Book Review from the September 2020 issue of the Socialist Standard
Compendium of Karl Marx’s Capital. By Carlo Cafiero. Anarchist Communist Group. 2020. 100 pages
Marx’s Capital, first published in German in 1867, is a tome of over 1,000 pages and so not an easy read. As a result, ever since the working-class movement took off in the 1870s its content has been popularised in shorter works. This is an Italian one from 1879. It is accurate enough with long passages from Capital, though Cafiero’s conclusion expresses a rather romantic view of ‘revolution’.

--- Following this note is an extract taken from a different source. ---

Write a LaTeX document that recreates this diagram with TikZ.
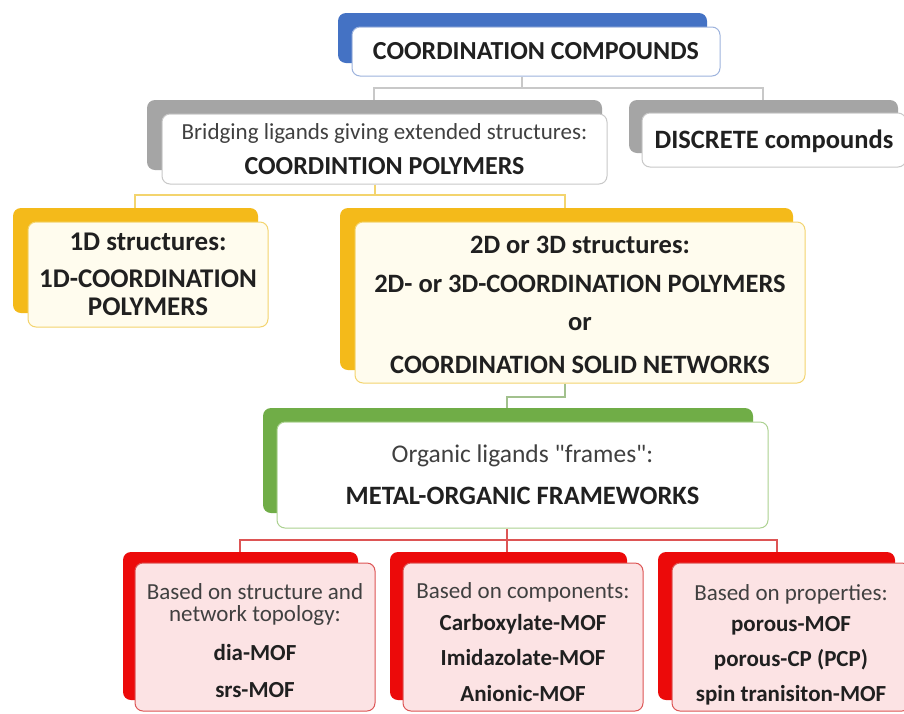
\documentclass[tikz,border=0pt]{standalone}
\usepackage{fontspec}
\setmainfont{Carlito}
\definecolor{blueB}{HTML}{4472C4}
\definecolor{blueL}{HTML}{9DB3DD}
\definecolor{grayB}{HTML}{A5A5A5}
\definecolor{grayL}{HTML}{C8C8C8}
\definecolor{yelB}{HTML}{F4BA1A}
\definecolor{yelL}{HTML}{F3D46E}
\definecolor{yelF}{HTML}{FFFCEE}
\definecolor{grnB}{HTML}{70AD47}
\definecolor{grnL}{HTML}{ABD190}
\definecolor{redB}{HTML}{EC0A0A}
\definecolor{redL}{HTML}{DD5555}
\definecolor{redF}{HTML}{FCE3E4}
\definecolor{txtB}{HTML}{202020}
\definecolor{txtR}{HTML}{404040}
\begin{document}
\begin{tikzpicture}[x=1pt,y=-1pt,
  shp/.style={rectangle,rounded corners=8pt,inner sep=0pt,align=center,text=txtB},
  back/.style={shp,draw=none},
  front/.style={shp,line width=1pt},
  conn/.style={line width=1.2pt},
  redtext/.style={font=\fontsize{23}{26}\selectfont},
]
\useasboundingbox (0,0) rectangle (904,713);
\fill[white] (0,0) rectangle (904,713);

% ---- top
\node[back,fill=blueB,minimum width=369pt,minimum height=50pt] (topB) at (522.5,38) {};
\node[front,draw=blueL,fill=white,minimum width=368pt,minimum height=49pt,
  font=\fontsize{26}{30}\selectfont\bfseries] (top) at (536,51.5)
  {COORDINATION COMPOUNDS};

% ---- gray level
\node[back,fill=grayB,minimum width=455pt,minimum height=70pt] (cpB) at (374.5,135) {};
\node[front,draw=grayL,fill=white,minimum width=445pt,minimum height=70pt,
  font=\fontsize{23}{35}\selectfont] (cp) at (384.5,149)
  {\color{txtR}Bridging ligands giving extended structures:\\
   \fontsize{26}{35}\selectfont\bfseries COORDINTION POLYMERS};

\node[back,fill=grayB,minimum width=269pt,minimum height=53pt] (discB) at (763.5,126.5) {};
\node[front,draw=grayL,fill=white,minimum width=264pt,minimum height=54pt,
  font=\fontsize{26.5}{30}\selectfont\bfseries] (disc) at (774,140)
  {\rule{0pt}{21pt}DISCRETE compounds};

% ---- yellow level
\node[back,fill=yelB,minimum width=245pt,minimum height=105pt] (oneB) at (135.5,260.5) {};
\node[front,draw=yelL,fill=yelF,minimum width=240pt,minimum height=105pt,
  font=\fontsize{27}{28}\selectfont\bfseries] (one) at (148,274.5)
  {1D structures:\\[9pt]1D-COORDINATION\\POLYMERS};

\node[back,fill=yelB,minimum width=453pt,minimum height=162pt] (twoB) at (566.5,289) {};
\node[front,draw=yelL,fill=yelF,minimum width=450pt,minimum height=161pt,
  font=\fontsize{26.5}{38}\selectfont\bfseries] (two) at (580,302.5)
  {\rule{0pt}{22pt}2D or 3D structures:\\[1pt]2D- or 3D-COORDINATION POLYMERS\\or\\[5pt]COORDINATION SOLID NETWORKS};

% ---- green level
\node[back,fill=grnB,minimum width=490pt,minimum height=105pt] (mofB) at (508,460.5) {};
\node[front,draw=grnL,fill=white,minimum width=491pt,minimum height=106pt,
  font=\fontsize{25.5}{42}\selectfont] (mof) at (522.5,475)
  {\color{txtR}Organic ligands \textquotedbl frames\textquotedbl :\\
   \fontsize{26.5}{42}\selectfont\bfseries METAL-ORGANIC FRAMEWORKS};

% ---- red level
\node[back,fill=redB,minimum width=235pt,minimum height=148pt] (rlB) at (240.5,626) {};
\node[front,draw=redL,fill=redF,minimum width=240pt,minimum height=148pt,redtext] (rl) at (255,637)
  {\color{txtR}\rule{0pt}{23pt}Based on structure and\\[-4pt]\color{txtR}network topology:\\[13pt]
   \bfseries dia-MOF\\[11pt]\bfseries srs-MOF};

\node[back,fill=redB,minimum width=237pt,minimum height=148pt] (rmB) at (508.5,626) {};
\node[front,draw=redL,fill=redF,minimum width=240pt,minimum height=148pt,redtext] (rm) at (523,637)
  {\color{txtR}\rule{0pt}{27pt}Based on components:\\[6pt]
   \bfseries Carboxylate-MOF\\[9pt]\bfseries Imidazolate-MOF\\[10pt]\bfseries Anionic-MOF};

\node[back,fill=redB,minimum width=237pt,minimum height=148pt] (rrB) at (776.5,626) {};
\node[front,draw=redL,fill=redF,minimum width=238pt,minimum height=148pt,redtext] (rr) at (791,637)
  {\color{txtR}\rule{0pt}{31pt}Based on properties:\\[5pt]
   \bfseries porous-MOF\\[9pt]\bfseries porous-CP (PCP)\\[9pt]\bfseries spin tranisiton-MOF};

% ---- connectors
\coordinate (j1) at (522,88);
\coordinate (xa) at (374,0);
\coordinate (xb) at (763,0);
\draw[conn,draw=grayL] (top.south -| j1) -- (j1);
\draw[conn,draw=grayL] (j1) -| (cpB.north -| xa);
\draw[conn,draw=grayL] (j1) -| (discB.north -| xb);

\coordinate (j2) at (375,195);
\coordinate (xc) at (135,0);
\coordinate (xd) at (565,0);
\draw[conn,draw=yelL] (cp.south -| j2) -- (j2);
\draw[conn,draw=yelL] (j2) -| (oneB.north -| xc);
\draw[conn,draw=yelL] (j2) -| (twoB.north -| xd);

\coordinate (j3) at (565,397);
\coordinate (xe) at (507,0);
\draw[conn,draw=grnL!80!gray] (two.south -| j3) -- (j3) -| (mofB.north -| xe);

\coordinate (j4) at (507,540);
\coordinate (xf) at (240,0);
\coordinate (xg) at (777,0);
\draw[conn,draw=redL] (mof.south -| j4) -- (j4);
\draw[conn,draw=redL] (j4) -| (rlB.north -| xf);
\draw[conn,draw=redL] (j4) -- (rmB.north -| j4);
\draw[conn,draw=redL] (j4) -| (rrB.north -| xg);
\end{tikzpicture}
\end{document}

Cafiero was a member of the International Working Men’s Association and met and corresponded with Marx and Engels but who in the end sided with Bakunin when the split came and became a populariser for ‘anarchism communism’, i.e of those anarchists who stood for a society where the means of life were owned in common and the principle of ‘from each according to their abilities, to each according to their needs’ applied (as opposed to ‘to each according to their work’ as favoured by other anarchists). His pamphlet Anarchism and Communism puts the case for this (which we call socialism) rather well.

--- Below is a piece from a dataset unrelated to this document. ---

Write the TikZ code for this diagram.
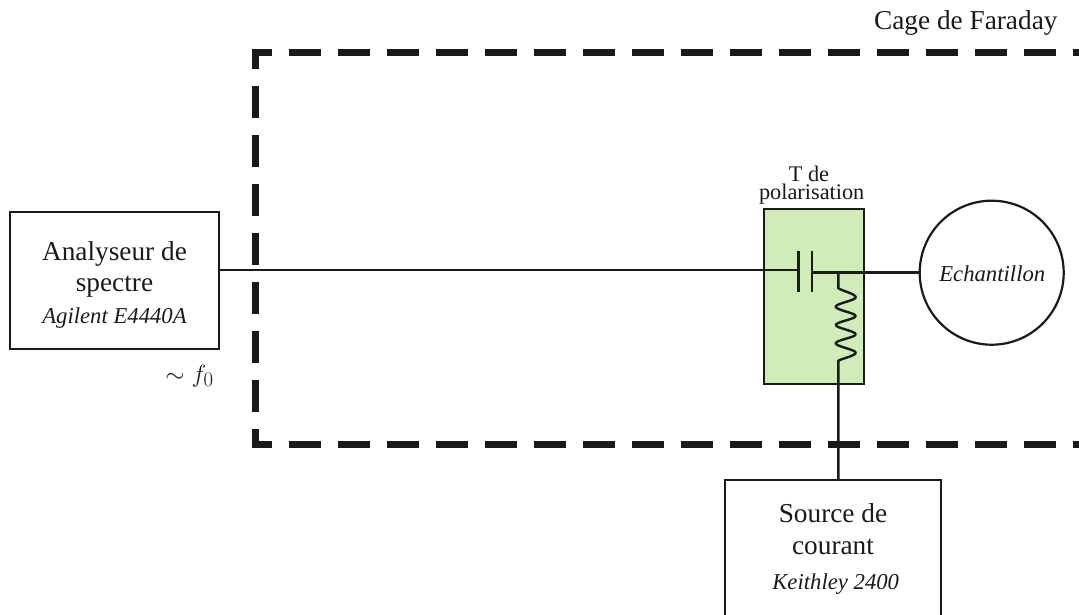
\documentclass[tikz,border=0pt]{standalone}
\usepackage{fontspec}
\setmainfont{Liberation Serif}
\definecolor{tgreen}{HTML}{D0ECB8}
\definecolor{ink}{HTML}{1A1A1A}
\tikzset{
  wire/.style={draw=ink,line width=2.4pt,line join=miter},
  thinwire/.style={draw=ink,line width=2.2pt},
  boxed/.style={draw=ink,line width=2.2pt,fill=white,inner sep=0pt,outer sep=0pt},
  cage/.style={draw=ink,line width=7pt,dash pattern=on 32pt off 17pt,dash phase=25.5pt,line join=miter},
  txt/.style={inner sep=0pt,outer sep=0pt,text=ink,align=center,anchor=base},
  big/.style={font=\fontsize{27.3}{30}\selectfont},
  mid/.style={font=\fontsize{22.7}{26}\selectfont\itshape},
  small/.style={font=\fontsize{22.3}{26}\selectfont},
}
\begin{document}
\begin{tikzpicture}[x=1pt,y=-1pt]
\useasboundingbox (0,0) rectangle (1079,615);
\path[fill=white] (0,0) rectangle (1079,615);
% cage
\coordinate (c1) at (1079,52.5);
\coordinate (c2) at (255.7,52.5);
\coordinate (c3) at (255.7,444);
\coordinate (c4) at (1079,444);
\draw[cage] (c1) -- (c2) -- (c3) -- (c4);
% nodes
\node[boxed,anchor=north west,minimum width=209pt,minimum height=137pt] (ana) at (10,212) {};
\node[boxed,anchor=north west,minimum width=216pt,minimum height=140pt] (src) at (725,480) {};
\node[boxed,fill=tgreen,anchor=north west,minimum width=100pt,minimum height=175pt] (tee) at (764,209.3) {};
\node[circle,draw=ink,line width=2.2pt,fill=white,inner sep=0pt,outer sep=0pt,minimum size=144pt] (ech) at (991.7,272.7) {};
% capacitor
\coordinate (p1) at (798.3,270.2);
\coordinate (p2) at (812,272.5);
\coordinate (j) at (838.3,272.5);
\coordinate (r1) at (838.3,288.3);
\coordinate (r2) at (838.3,360.7);
\draw[thinwire] (ana.east |- p1) -- (p1);
\draw[wire] (798.3,251) -- (798.3,291.7);
\draw[wire] (812,251) -- (812,291.7);
\draw[wire] (p2) -- (ech.west |- p2);
% resistor
\draw[wire,line join=round] (j) -- (r1)
  .. controls (844,291.5) and (855.7,294) .. (855.7,297.3)
  .. controls (855.7,300.5) and (835.7,303.5) .. (835.7,306.7)
  .. controls (835.7,310) and (855.7,313) .. (855.7,316)
  .. controls (855.7,319) and (835.7,322) .. (835.7,325)
  .. controls (835.7,328) and (855.7,331) .. (855.7,334.3)
  .. controls (855.7,337.5) and (835.7,340) .. (835.7,343.3)
  .. controls (835.7,346.5) and (855.7,349.5) .. (855.7,352.7)
  .. controls (855.7,355.5) and (844,358) .. (r2)
  -- (src.north -| r2);
% labels
\node[txt,big] (la) at (114.5,260) {Analyseur de};
\node[txt,big] (lb) at (114.5,291) {spectre};
\node[txt,mid] (lc) at (114.5,323) {Agilent E4440A};
\node[txt,font=\fontsize{29}{32}\selectfont] (ld) at (189.5,382) {$\sim f_0$};
\node[txt,big] (le) at (833,522) {Source de};
\node[txt,big] (lf) at (833,554) {courant};
\node[txt,mid] (lg) at (835.7,589) {Keithley 2400};
\node[txt,small] (lh) at (809,181.5) {T de};
\node[txt,small] (lk) at (811.7,199.8) {polarisation};
\node[txt,mid] (li) at (992.3,281.7) {Echantillon};
\node[txt,big,anchor=base east] (lj) at (1057.5,29.5) {Cage de Faraday};
\end{tikzpicture}
\end{document}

Despite opposing Marx politically, Cafiero accepted Marxian economics, and later anarchists translated his pamphlet into French and Spanish, a tacit recognition that anarchist attempts to develop an alternative analysis of the capitalist economy (as fellow anarchist-communist Kropotkin attempted) had failed. In their introduction the ACG go so far as to describe Capital as ‘a superb contribution to our revolutionary understanding’ and to recommend it to anyone who wants ‘to understand how the system works in order to fight and ultimately destroy it.’ We don’t disagree of course but it must cause raised eyebrows amongst some anarchists.

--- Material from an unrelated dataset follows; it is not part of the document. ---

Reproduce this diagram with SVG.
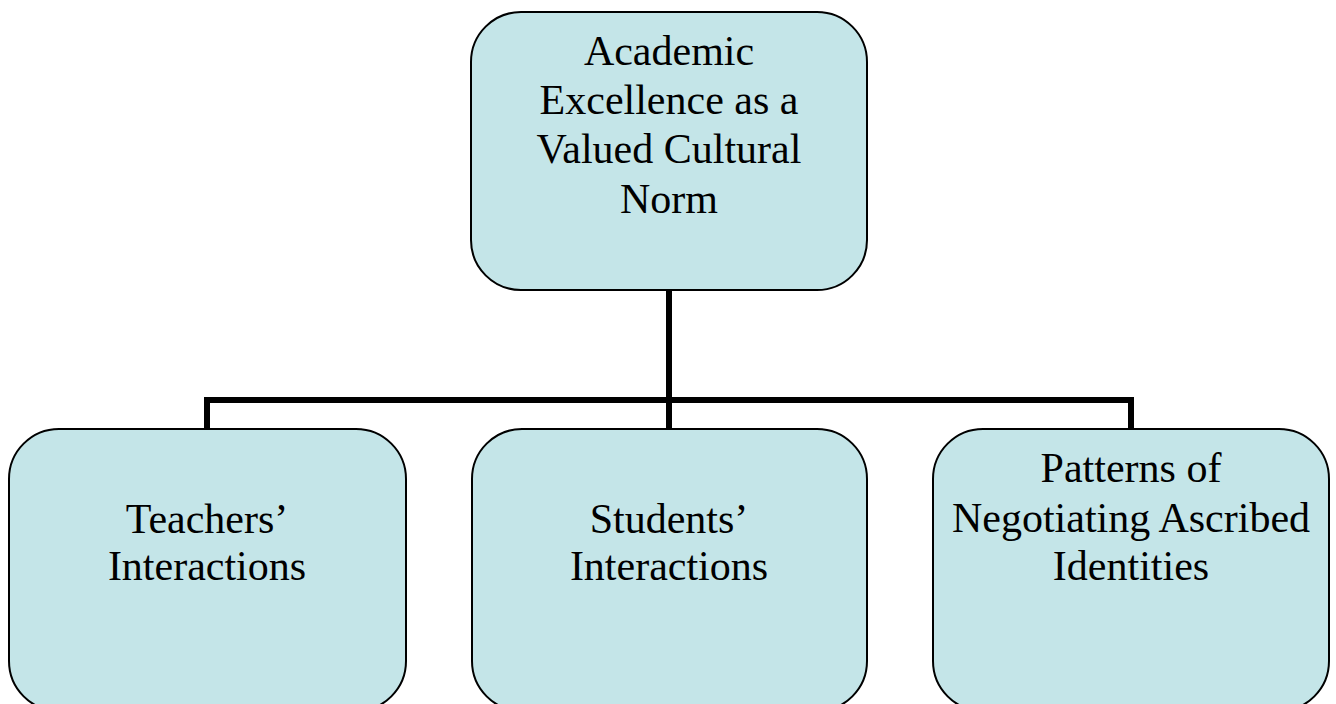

Unfortunately, it is not a good translation. Why, for instance, are the words ‘currency’ and ‘salary’ used instead of ‘money’ and ‘wages’ as in Marxian economics in English? And there is a glaring error on page 58 where Cafiero is made to say ‘therefore, salary cannot represent the price of labour power’; which is wrong both in terms of what Marx held (wages are precisely the price of labour power) and of what Cafiero himself had written in the preceding paragraph. Socialist Party members familiar with Italian say that a correct translation of what Cafiero wrote in Italian is ‘therefore, wages can represent nothing other than the price of labour power’ (they advise that there are other, though less serious, mistranslations too.) It is a bit odd that the ACG did not pick this up and add a correction as that wages are the price of labour power is a basic part of Marxian economics.